Reports of our 2020 Meetings 

11 FEBRUARY 2020 - THE WORTHIES OF TONBRIDGE (BLUE PLAQUES)

Pat Mortlock, the President of Tonbridge Historical Society, one of our favourite speakers, gave us an amusing and informative talk on those famous and worthy people who have been commemorated by blue plaques in Tonbridge.  

When she became a member of the committee for blue plaques she was amazed to learn that each plaque cost £700. In the beginning, organisations were invited to make recommendations to the committee and many were received. The two criteria for worthy people were firstly that they should be nationally known and secondly that they should be dead.

Twelve plaques are in situ out of the 16 chosen from literary, historic and civic circles. The earliest blue plaque is to the first two female Protestant martyrs. Margery Polley was burnt in Tonbridge market place in 1555 and Jean Beach in Rochester. From the literary section, George Austen, brother of Jane, who taught at Tonbridge School is commemorated as is Eliza Acton, the author of a cookery book in 1845. She created recipes for Tonbridge brawn, Bordyke bread and Tourte a la Judd. She was eclipsed by Mrs. Beeton who copied many of her original recipes.

Tonbridge produced two cricketing legends in Colin Blythe and Colin Cowdray. The latter was enobled as Lord Cowdray of Tonbridge. Also worthy of a blue plaque was Cecil Powell, born in 1903 in Tonbridge who was a physicist. He won the Nobel Prize for the discovery of a subatomic particle. John George Children was the son of a well-known Tonbridge family living at Ferox Hall. He invented the first battery in his private laboratory. His only child, Anna was the first female botanist and photographer to publish a book on seaweed and small plants.

At Tonbridge station there is a plaque to the engineer and architect of light railways Colonel Holman Stephens, famous for the Paddock Wood to Hawkhurst line opened in 1893. Lastly, in more modern times everyone knows the name of Neville Duke, the fighter pilot who shot down 27 enemy aircraft in WWII and also Terence Lord Lewin, who went to school at the Judd and became Admiral of the Fleet in charge of the Falklands campaign. We all agreed with Pat Mortlock that Tonbridge has produced a good number of “worthies”.                              

V.Dussek


14 JANUARY 2020 - KENT 1800 TO 1899

Our speaker Bob Ogley who is a former editor of the Sevenoaks Chronicle and well-known author, came to talk to us about his local history book, Kent from 1800 to 1899. A good number of members came although it was a stormy night. We were reminded of the 1987 hurricane and Bob Ogley's book of 150 photographs taken of the damage from a private plane that he organised. His book sold 5,000 copies in the first week and 250,000 subsequently. This changed Bob Ogley's life, as he became a publisher and author of 20 books to date on Kent history.  

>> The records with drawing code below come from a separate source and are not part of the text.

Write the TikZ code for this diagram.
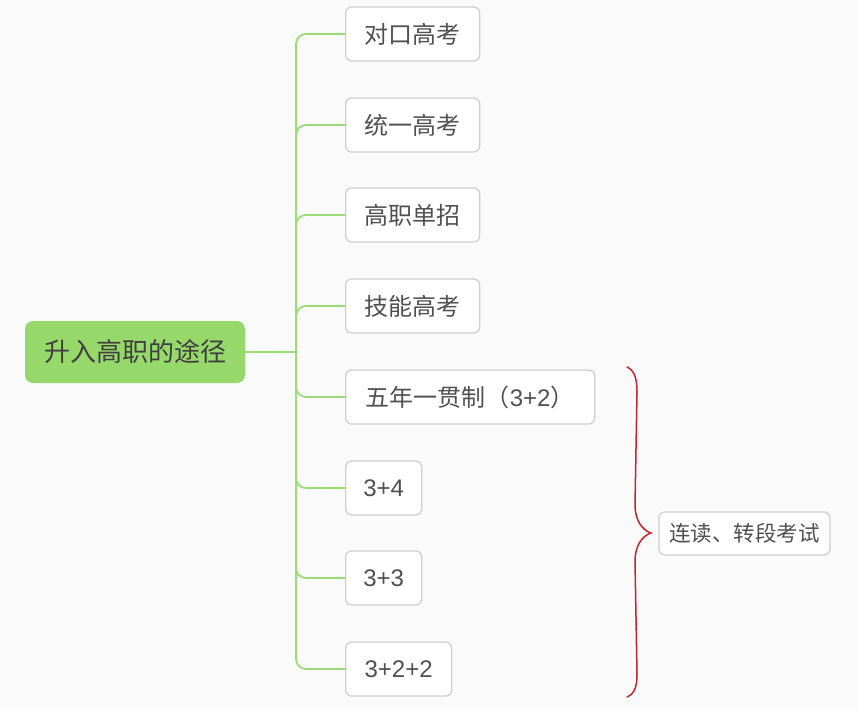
\documentclass[tikz,border=0pt]{standalone}
\usepackage{fontspec}
\setmainfont{Liberation Sans}
\newfontfamily\cjk{Noto Sans CJK SC}
\definecolor{bg}{HTML}{FAFAFA}
\definecolor{boxborder}{HTML}{CFCFCF}
\definecolor{txt}{HTML}{505050}
\definecolor{lgreen}{HTML}{9BDC78}
\definecolor{rootfill}{HTML}{96D96A}
\definecolor{bracered}{HTML}{C0272D}
\tikzset{
  box/.style={draw=boxborder, line width=1.3pt, fill=white, rounded corners=6pt,
    minimum height=54pt, inner sep=0pt, anchor=west, text=txt,
    font=\fontsize{24}{28}\selectfont},
  rootbox/.style={fill=rootfill, rounded corners=8pt, minimum width=220pt,
    minimum height=62pt, inner sep=0pt, text=txt!80!black,
    font=\fontsize{26}{30}\selectfont},
  link/.style={draw=lgreen, line width=1.8pt, rounded corners=10pt},
  bracestyle/.style={draw=bracered, line width=1.5pt, line cap=round},
}
\begin{document}
\begin{tikzpicture}[x=1pt,y=-1pt]
\fill[bg] (0,0) rectangle (858,709);
\useasboundingbox (0,0) rectangle (858,709);

\node[rootbox] (root) at (135,352) {\cjk 升入高职的途径};
\coordinate (j) at (296,352);

\node[box, minimum width=134pt] (n1) at (345,34) {\cjk 对口高考};
\node[box, minimum width=134pt] (n2) at (345,125) {\cjk 统一高考};
\node[box, minimum width=134pt] (n3) at (345,215) {\cjk 高职单招};
\node[box, minimum width=134pt] (n4) at (345,306) {\cjk 技能高考};
\node[box, minimum width=249pt] (n5) at (345,397) {{\cjk 五年一贯制（}3+2{\cjk ）}};
\node[box, minimum width=76pt] (n6) at (345,488) {3+4};
\node[box, minimum width=76pt] (n7) at (345,578) {3+3};
\node[box, minimum width=106pt] (n8) at (345,669) {3+2+2};

\draw[link, line width=2.5pt] (root.east) -- (j);
\foreach \n in {n1,n2,n3,n4,n5,n6,n7,n8}
  \draw[link] (j) |- (\n.west);

\node[box, anchor=center, minimum width=171pt, minimum height=43pt,
  font=\fontsize{21.5}{25}\selectfont] (note) at (744.5,533.5) {\cjk 连读、转段考试};

\coordinate (bt) at (627,367);
\coordinate (bm) at (651,533);
\coordinate (bb) at (627,697);
\draw[bracestyle] (bt) .. controls (634,370) and (637,378) .. (637,392)
  -- (635,505) .. controls (635,520) and (642,530) .. (bm)
  .. controls (642,536) and (635,546) .. (635,561)
  -- (637,674) .. controls (637,688) and (634,694) .. (bb);
\end{tikzpicture}
\end{document}
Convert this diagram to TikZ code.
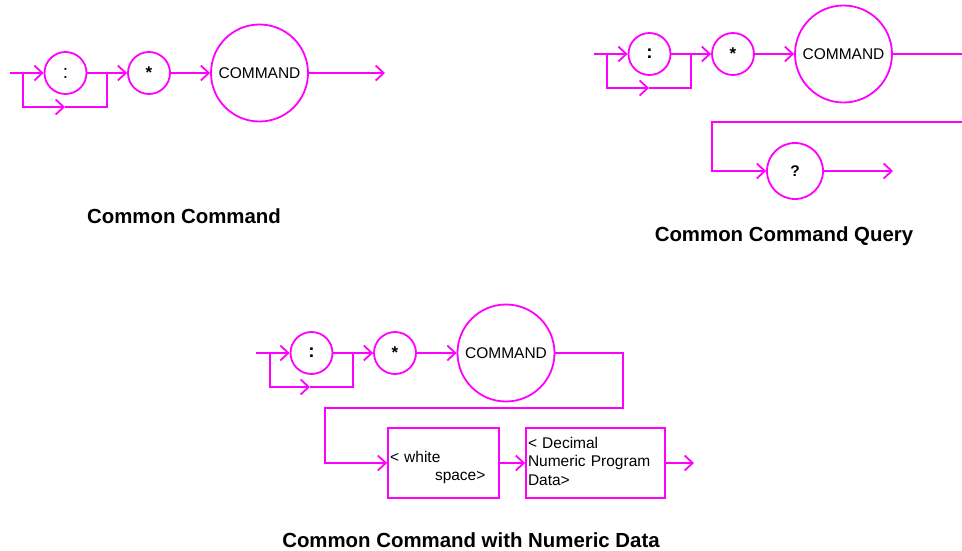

He set the scene at the start of 1800 Kent for us. There were no cars, buses or bicycles, so people didn't travel far. The first turnpike was in 1827, on the road from Seal to Ightham. There was hardship, disease and danger from pickpockets, thieves and horse rustlers. The harsh penalty for these crimes was hanging at Penenden Heath, being condemned to a prison hulk or transportation to New South Wales as "prisoners of the Motherland", which is from where the name Poms derives. He talked of the politicians, poets, authors, artists and engineers who lived in Kent and illustrated this with many anecdotes.

The coming of the railways in 1830 changed people's lives. The first line was from Canterbury to Whitstable, known as the Crab & Winkle line. Sir Sam Peto, the engineer, was not above blowing up an inconvenient cliff to make the line to Dover. Prime Minister William Pitt the younger aged 24 sat in his garden at Keston with his friend William Wilberforce and made an agreement to end slavery. Charles Darwin wrote The Origin of the Species at Downe. Aged 12, Nelson came to Kent to serve on his uncle's ship. He was described as a poor, weak boy. Captain Bligh, three times acquitted for mutiny lived out his years in Farningham. The list of Kentish poets, authors and artists is long - Kipling, Turner, Samuel Palmer, William Morris and Charles Dickens to name a few. We have much in Kent that makes us proud.                               

David Gurney put out a selection of photographs from our archives of houses and people of the century.